Not exactly. You and I have seen Midnight Express, and you can bet your ass that Rob has, too. Getting arrested in a foreign country for drugs is not something that a traditional gentleman tends to "forget." That's the kind of experience that rational adults tend to respond to by becoming pants-shittingly scared in ways that change your life.

And in Florida? Those crazed bastards will jail you for centuries just because your lawn isn't cut short enough. Nobody suffered a prison gang-rape in Midnight Express, but those kind of high-jinks go on all the time in the Florida penal system. I'm reasonably certain that that's the first thing you think of when you see those cop-lights and you're holding weed.

What kind of a fucking life have you been leading if getting busted with dope in Florida "slipped your mind"? More importantly, can I be your friend? It sounds like you really know how to have a good time. Come to think of it, why didn't Rob just send Dieter Doneit-Henderson to Miami back in June?

Of course, I'm sure that any number of the Ford faithful are going to write this up as a "youthful indiscretion." But in 1999, Ford was thirty years old and was but a year away from winning his seat on Toronto City Council.

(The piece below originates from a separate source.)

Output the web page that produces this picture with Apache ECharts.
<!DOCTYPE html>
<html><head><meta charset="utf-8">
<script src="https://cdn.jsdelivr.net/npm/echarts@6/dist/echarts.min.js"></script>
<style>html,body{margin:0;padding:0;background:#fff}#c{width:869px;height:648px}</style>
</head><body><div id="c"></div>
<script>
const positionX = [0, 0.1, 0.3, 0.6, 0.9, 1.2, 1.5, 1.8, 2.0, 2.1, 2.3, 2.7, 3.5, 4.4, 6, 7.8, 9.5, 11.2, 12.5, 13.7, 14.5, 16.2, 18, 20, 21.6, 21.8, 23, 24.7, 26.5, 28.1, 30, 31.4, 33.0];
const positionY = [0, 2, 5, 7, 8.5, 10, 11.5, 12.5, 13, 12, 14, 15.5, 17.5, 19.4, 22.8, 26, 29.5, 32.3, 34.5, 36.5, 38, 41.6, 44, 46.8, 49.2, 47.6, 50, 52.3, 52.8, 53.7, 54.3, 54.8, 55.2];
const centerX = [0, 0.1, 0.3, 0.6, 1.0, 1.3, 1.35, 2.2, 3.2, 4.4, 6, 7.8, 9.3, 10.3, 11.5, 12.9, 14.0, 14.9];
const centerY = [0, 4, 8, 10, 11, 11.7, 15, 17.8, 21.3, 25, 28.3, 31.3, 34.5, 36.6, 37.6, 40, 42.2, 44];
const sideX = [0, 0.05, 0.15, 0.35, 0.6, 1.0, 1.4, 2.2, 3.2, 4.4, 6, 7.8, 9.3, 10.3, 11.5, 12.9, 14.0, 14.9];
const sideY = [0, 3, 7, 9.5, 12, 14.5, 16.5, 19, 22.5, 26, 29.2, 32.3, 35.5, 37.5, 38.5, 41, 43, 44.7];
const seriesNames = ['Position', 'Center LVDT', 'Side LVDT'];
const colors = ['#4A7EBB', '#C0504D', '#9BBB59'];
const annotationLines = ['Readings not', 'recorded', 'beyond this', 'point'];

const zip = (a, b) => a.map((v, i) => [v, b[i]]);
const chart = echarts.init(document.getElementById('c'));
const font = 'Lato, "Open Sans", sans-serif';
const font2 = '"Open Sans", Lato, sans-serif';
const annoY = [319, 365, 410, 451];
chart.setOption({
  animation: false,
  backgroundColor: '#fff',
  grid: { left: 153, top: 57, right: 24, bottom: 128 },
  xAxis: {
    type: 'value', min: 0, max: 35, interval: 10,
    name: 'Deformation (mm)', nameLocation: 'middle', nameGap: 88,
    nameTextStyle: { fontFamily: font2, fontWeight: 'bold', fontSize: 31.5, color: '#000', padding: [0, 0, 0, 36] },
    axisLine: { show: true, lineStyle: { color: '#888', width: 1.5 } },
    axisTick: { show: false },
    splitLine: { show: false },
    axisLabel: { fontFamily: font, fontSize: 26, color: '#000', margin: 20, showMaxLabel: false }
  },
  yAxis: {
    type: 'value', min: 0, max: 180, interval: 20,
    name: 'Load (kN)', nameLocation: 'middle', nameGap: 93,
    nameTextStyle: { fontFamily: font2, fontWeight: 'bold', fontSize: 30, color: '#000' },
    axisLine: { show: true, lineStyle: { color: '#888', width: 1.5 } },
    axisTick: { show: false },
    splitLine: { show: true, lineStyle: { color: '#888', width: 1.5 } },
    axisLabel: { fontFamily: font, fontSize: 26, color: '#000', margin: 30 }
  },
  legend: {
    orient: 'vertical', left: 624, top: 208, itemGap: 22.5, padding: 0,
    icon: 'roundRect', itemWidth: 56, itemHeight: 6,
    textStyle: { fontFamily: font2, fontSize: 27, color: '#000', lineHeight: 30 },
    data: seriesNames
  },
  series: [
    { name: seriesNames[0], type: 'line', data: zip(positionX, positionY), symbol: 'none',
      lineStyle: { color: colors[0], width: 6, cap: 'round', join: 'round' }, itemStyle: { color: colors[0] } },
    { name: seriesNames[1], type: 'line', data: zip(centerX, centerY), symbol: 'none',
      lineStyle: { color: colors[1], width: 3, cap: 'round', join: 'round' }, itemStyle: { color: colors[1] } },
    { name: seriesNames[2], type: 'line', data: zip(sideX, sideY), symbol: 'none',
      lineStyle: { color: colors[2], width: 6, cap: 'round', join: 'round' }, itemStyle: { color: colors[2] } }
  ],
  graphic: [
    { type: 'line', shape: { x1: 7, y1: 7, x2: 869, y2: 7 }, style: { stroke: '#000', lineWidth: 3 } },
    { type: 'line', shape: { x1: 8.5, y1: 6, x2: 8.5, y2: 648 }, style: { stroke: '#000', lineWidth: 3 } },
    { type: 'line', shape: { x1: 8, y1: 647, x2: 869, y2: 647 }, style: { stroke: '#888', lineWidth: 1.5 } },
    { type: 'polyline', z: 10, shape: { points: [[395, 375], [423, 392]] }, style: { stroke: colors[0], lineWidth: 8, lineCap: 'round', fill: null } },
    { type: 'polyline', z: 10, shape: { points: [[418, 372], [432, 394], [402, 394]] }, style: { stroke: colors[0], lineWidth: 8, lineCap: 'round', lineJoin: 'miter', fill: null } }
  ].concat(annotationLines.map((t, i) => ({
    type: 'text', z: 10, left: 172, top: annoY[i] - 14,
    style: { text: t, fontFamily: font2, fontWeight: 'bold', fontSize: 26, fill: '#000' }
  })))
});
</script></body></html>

You know how many times I had been arrested for drunk driving and drug possession in Florida and assault at home by the time I was thirty? None is how fucking many! And if I had been, I sure as hell wouldn't have the balls to run for office less than a year later. the most obscene part is that I actually have to go through an Ontario Provincial Police criminal background check each and every year to hold my job. Moreover, I get to pay eighty bucks out of my own pocket for the privilege .

Personally, my favorite part of the press conference was his stressing that he "does not have a criminal record." Somehow, "Three Arrests, Four Charges, No Criminal Record" strikes me as a less than ideal campaign slogan, although it would look fantastic on a bumper sticker.

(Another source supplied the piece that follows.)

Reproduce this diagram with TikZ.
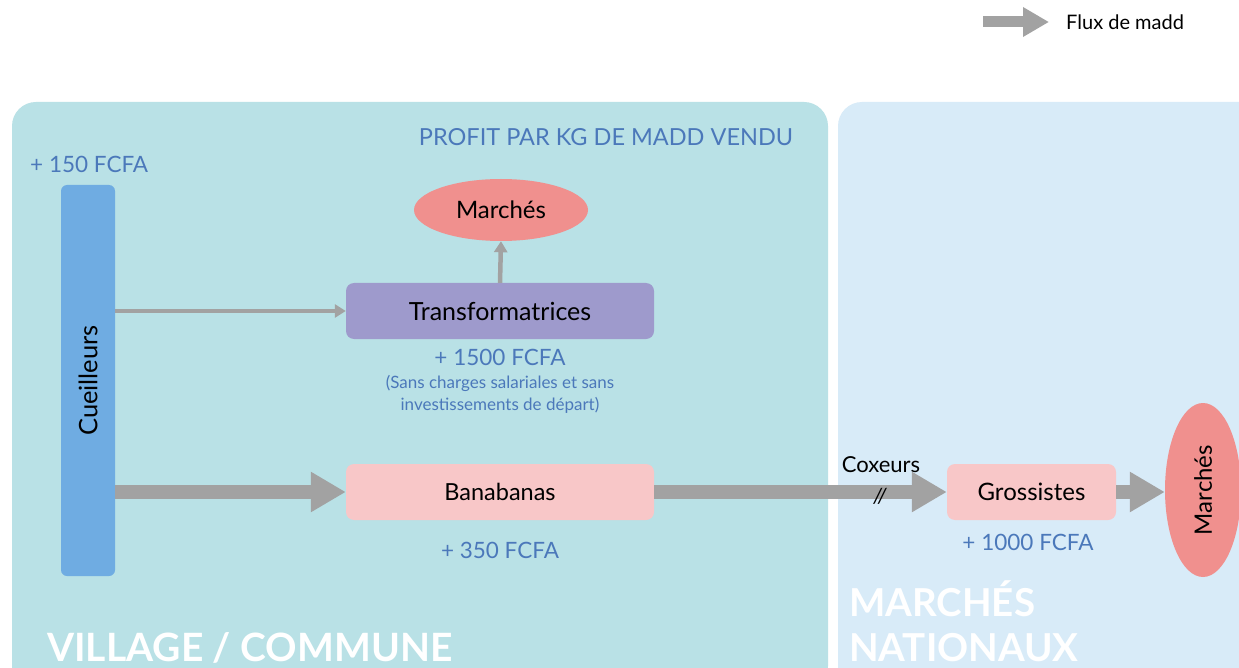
\documentclass[tikz,border=0pt]{standalone}
\usepackage{fontspec}
\setmainfont{Lato}
\usetikzlibrary{arrows.meta,shapes.geometric}
\definecolor{villagebg}{HTML}{B9E1E6}
\definecolor{nationbg}{HTML}{D8EBF8}
\definecolor{cueil}{HTML}{6FACE2}
\definecolor{transf}{HTML}{9E9ACC}
\definecolor{pinkbox}{HTML}{F8C7C8}
\definecolor{marche}{HTML}{F0908E}
\definecolor{flux}{HTML}{A2A2A2}
\definecolor{profit}{HTML}{4B78BA}
\tikzset{
  panel/.style={rounded corners=24pt, draw=none},
  boxnode/.style={rounded corners=8pt, draw=none, inner sep=0pt},
  profittxt/.style={text=profit, font=\fontsize{22.5}{26}\selectfont, inner sep=0pt},
  label/.style={text=black, font=\fontsize{24}{28}\selectfont, inner sep=0pt},
  bigflow/.style={draw=flux, line width=14pt, -{Triangle[length=35pt,width=38pt]}},
  thinflow/.style={draw=flux, line width=4.5pt, -{Triangle[length=11pt,width=13pt]}},
  title/.style={text=white, font=\fontsize{39}{45}\selectfont\bfseries, inner sep=0pt, anchor=base west}
}
\begin{document}
\begin{tikzpicture}[x=1pt,y=-1pt]
\clip (0,0) rectangle (1239,668);
\fill[white] (0,0) rectangle (1239,668);
% panels
\fill[villagebg, panel] (12,102) rectangle (828,690);
\fill[nationbg, panel] (838,102) rectangle (1270,690);
\fill[villagebg] (12,640) rectangle (828,668);
\fill[nationbg] (838,640) rectangle (1239,668);
% legend
\coordinate (legA) at (983,22);
\node[anchor=west, font=\fontsize{20}{24}\selectfont, inner sep=0pt] (legT) at (1066,22) {Flux de madd};
\draw[draw=flux, line width=11pt, -{Triangle[length=26pt,width=28pt]}] (legA) -- (1049,22);
% titles
\node[profittxt, font=\fontsize{23.5}{27}\selectfont] (ptitle) at (606,137) {PROFIT PAR KG DE MADD VENDU};
\node[title] (village) at (47,661) {VILLAGE / COMMUNE};
\node[title, font=\fontsize{38.5}{44}\selectfont\bfseries] (nation1) at (849,616) {MARCHÉS};
\node[title, font=\fontsize{38.5}{44}\selectfont\bfseries] (nation2) at (849,661) {NATIONAUX};
% nodes
\node[boxnode, fill=cueil, minimum width=54pt, minimum height=391pt, rounded corners=6pt] (cueil) at (88,380.5) {};
\node[label, rotate=90, font=\fontsize{25.5}{28}\selectfont] at (cueil.center) {Cueilleurs};
\node[profittxt, anchor=west] (p150) at (30,164) {+ 150 FCFA};
\node[boxnode, fill=transf, minimum width=308pt, minimum height=56pt, label, font=\fontsize{25}{28}\selectfont] (transf) at (500,311) {Transformatrices};
\node[ellipse, fill=marche, minimum width=174pt, minimum height=62pt, inner sep=0pt, label] (march1) at (501,210) {Marchés};
\node[profittxt] (p1500) at (500,357) {+ 1500 FCFA};
\node[text=profit, font=\fontsize{17}{22}\selectfont, align=center, inner sep=0pt] (note) at (500,394) {(Sans charges salariales et sans\\investissements de départ)};
\node[boxnode, fill=pinkbox, minimum width=308pt, minimum height=56pt, label, font=\fontsize{23.5}{28}\selectfont] (bana) at (500,492) {Banabanas};
\node[profittxt] (p350) at (500,550) {+ 350 FCFA};
\node[boxnode, fill=pinkbox, minimum width=169pt, minimum height=56pt, label] (gross) at (1031.5,492) {Grossistes};
\node[profittxt] (p1000) at (1028,542) {+ 1000 FCFA};
\node[ellipse, fill=marche, minimum width=76pt, minimum height=174pt, inner sep=0pt] (march2) at (1203,490) {};
\node[label, rotate=90] at (march2.center) {Marchés};
% connectors
\draw[thinflow] (transf.north) -- (march1.south);
\draw[thinflow] (cueil.east |- transf.west) -- (transf.west);
\draw[bigflow] (cueil.east |- bana.west) -- (bana.west);
\draw[bigflow] (bana.east) -- (gross.west);
\node[label, font=\fontsize{22}{26}\selectfont] (cox) at (881,465) {Coxeurs};
\node[label, font=\fontsize{21}{24}\selectfont\itshape] (slash) at (880,496) {//};
\draw[bigflow] (gross.east) -- (march2.west |- gross.east);
\end{tikzpicture}
\end{document}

Don't worry, though. The Ford campaign has a really solid rehabilitation strategy to overcome this. They're going to stop talking to the Toronto Star. Which is a brilliant idea, when you think about it. The Star isn't just the highest circulation newspaper in the city that Rob wants to lead, it's the highest circulation paper in the entire country. And Canada has two national newspapers. But that's okay, I'm sure that the Star won't be too vindictive.

Ordinarily, cutting off a news outlet's access to a campaign isn't smart because it denies you the opportunity to respond to stories in the pipeline, or to get your spin in those stories before they're published. The current Ford strategy is such a horrible mistake that I can't remember of the last time a successful politician actually did it. Worse, making public declaration that the paper is cut off gives said paper the excuse to not even seek a comment on the story, which in itself is a heads-up that the story is coming.

And that's very bad when all of the worst things that have been said about a candidate have a nasty history of being proven true. That's very, very bad.

The best part is that Ford is too arrogant and too stupid to get out of the mayoral race now, and maybe save his council seat. That means that it'll only be a couple of days before the Star runs a story about a dozen hookers buried in Rob's yard; which he'll initially deny, before holding a press conference to admit that it was only nine whores, and that he killed them in self-defense. If we're really lucky, he'll close by saying "Vote Quimby!"

I almost hate to admit it, but Rob Ford is a dream come true to a fatalist like me. I might just vote for him, after all.